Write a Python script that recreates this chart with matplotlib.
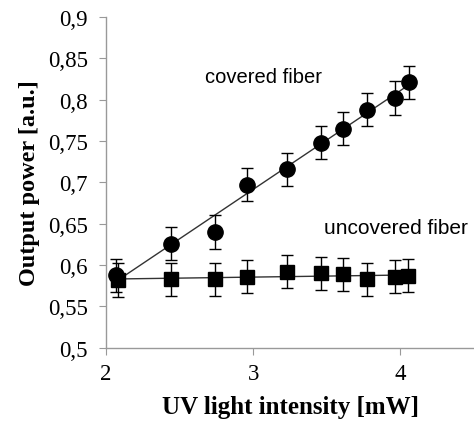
import matplotlib

matplotlib.use("Agg")

import matplotlib.pyplot as plt
import numpy as np
from matplotlib.ticker import FuncFormatter

# ---- data ----------------------------------------------------------------
covered_x = [2.07, 2.44, 2.74, 2.96, 3.23, 3.46, 3.61, 3.77, 3.96, 4.06]
covered_y = [0.588, 0.626, 0.640, 0.697, 0.716, 0.748, 0.765, 0.788, 0.802, 0.821]
covered_err = [0.02] * len(covered_x)

uncovered_x = [2.08, 2.44, 2.74, 2.96, 3.23, 3.46, 3.61, 3.77, 3.96, 4.05]
uncovered_y = [0.582, 0.583, 0.583, 0.586, 0.592, 0.590, 0.589, 0.583, 0.586, 0.587]
uncovered_err = [0.02] * len(uncovered_x)

serif = ["Liberation Serif", "DejaVu Serif"]
sans = ["Liberation Sans", "DejaVu Sans"]

fig = plt.figure(figsize=(4.74, 4.27), dpi=100, facecolor="white")
ax = fig.add_axes([0.224, 0.183, 0.776, 0.775])

# trend lines through each series
for xs, ys in ((covered_x, covered_y), (uncovered_x, uncovered_y)):
    k, b = np.polyfit(xs, ys, 1)
    xx = np.array([min(xs), max(xs)])
    ax.plot(xx, k * xx + b, color="#333333", lw=1.0, zorder=2)

ax.errorbar(covered_x, covered_y, yerr=covered_err, fmt="o", color="black",
            ms=11, capsize=4, elinewidth=1.0, capthick=1.0, zorder=3)
ax.errorbar(uncovered_x, uncovered_y, yerr=uncovered_err, fmt="s", color="black",
            ms=10, capsize=4, elinewidth=1.0, capthick=1.0, zorder=3)

ax.text(3.07, 0.8285, "covered fiber", family=sans, fontsize=14.5,
        ha="center", va="center")
ax.text(3.48, 0.645, "uncovered fiber", family=sans, fontsize=15,
        ha="left", va="center", clip_on=False)

ax.set_xlim(2, 4.5)
ax.set_ylim(0.5, 0.9)
ax.set_xticks([2, 3, 4])
ax.set_yticks(np.arange(0.5, 0.901, 0.05))
ax.yaxis.set_major_formatter(FuncFormatter(lambda v, p: f"{v:g}".replace(".", ",")))

for side in ("top", "right"):
    ax.spines[side].set_visible(False)
for side in ("left", "bottom"):
    ax.spines[side].set_color("#999999")
    ax.spines[side].set_linewidth(1.0)
ax.tick_params(direction="out", length=5, color="#999999", labelsize=16.5)
ax.tick_params(axis="y", pad=8)
ax.tick_params(axis="x", pad=6)
for lab in ax.get_xticklabels() + ax.get_yticklabels():
    lab.set_family(serif)

ax.set_xlabel("UV light intensity [mW]", family=serif, fontsize=18,
              fontweight="bold", labelpad=8)
ax.set_ylabel("Output power [a.u.]", family=serif, fontsize=17.5,
              fontweight="bold", labelpad=6)

fig.savefig("out.png", dpi=100)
======
Write out the material above again, word for word, minus its pictures.

### CORRECT RESULT
Write a Python script that recreates this chart with matplotlib.
import matplotlib

matplotlib.use("Agg")

import matplotlib.pyplot as plt
import numpy as np
from matplotlib.ticker import FuncFormatter

# ---- data ----------------------------------------------------------------
covered_x = [2.07, 2.44, 2.74, 2.96, 3.23, 3.46, 3.61, 3.77, 3.96, 4.06]
covered_y = [0.588, 0.626, 0.640, 0.697, 0.716, 0.748, 0.765, 0.788, 0.802, 0.821]
covered_err = [0.02] * len(covered_x)

uncovered_x = [2.08, 2.44, 2.74, 2.96, 3.23, 3.46, 3.61, 3.77, 3.96, 4.05]
uncovered_y = [0.582, 0.583, 0.583, 0.586, 0.592, 0.590, 0.589, 0.583, 0.586, 0.587]
uncovered_err = [0.02] * len(uncovered_x)

serif = ["Liberation Serif", "DejaVu Serif"]
sans = ["Liberation Sans", "DejaVu Sans"]

fig = plt.figure(figsize=(4.74, 4.27), dpi=100, facecolor="white")
ax = fig.add_axes([0.224, 0.183, 0.776, 0.775])

# trend lines through each series
for xs, ys in ((covered_x, covered_y), (uncovered_x, uncovered_y)):
    k, b = np.polyfit(xs, ys, 1)
    xx = np.array([min(xs), max(xs)])
    ax.plot(xx, k * xx + b, color="#333333", lw=1.0, zorder=2)

ax.errorbar(covered_x, covered_y, yerr=covered_err, fmt="o", color="black",
            ms=11, capsize=4, elinewidth=1.0, capthick=1.0, zorder=3)
ax.errorbar(uncovered_x, uncovered_y, yerr=uncovered_err, fmt="s", color="black",
            ms=10, capsize=4, elinewidth=1.0, capthick=1.0, zorder=3)

ax.text(3.07, 0.8285, "covered fiber", family=sans, fontsize=14.5,
        ha="center", va="center")
ax.text(3.48, 0.645, "uncovered fiber", family=sans, fontsize=15,
        ha="left", va="center", clip_on=False)

ax.set_xlim(2, 4.5)
ax.set_ylim(0.5, 0.9)
ax.set_xticks([2, 3, 4])
ax.set_yticks(np.arange(0.5, 0.901, 0.05))
ax.yaxis.set_major_formatter(FuncFormatter(lambda v, p: f"{v:g}".replace(".", ",")))

for side in ("top", "right"):
    ax.spines[side].set_visible(False)
for side in ("left", "bottom"):
    ax.spines[side].set_color("#999999")
    ax.spines[side].set_linewidth(1.0)
ax.tick_params(direction="out", length=5, color="#999999", labelsize=16.5)
ax.tick_params(axis="y", pad=8)
ax.tick_params(axis="x", pad=6)
for lab in ax.get_xticklabels() + ax.get_yticklabels():
    lab.set_family(serif)

ax.set_xlabel("UV light intensity [mW]", family=serif, fontsize=18,
              fontweight="bold", labelpad=8)
ax.set_ylabel("Output power [a.u.]", family=serif, fontsize=17.5,
              fontweight="bold", labelpad=6)

fig.savefig("out.png", dpi=100)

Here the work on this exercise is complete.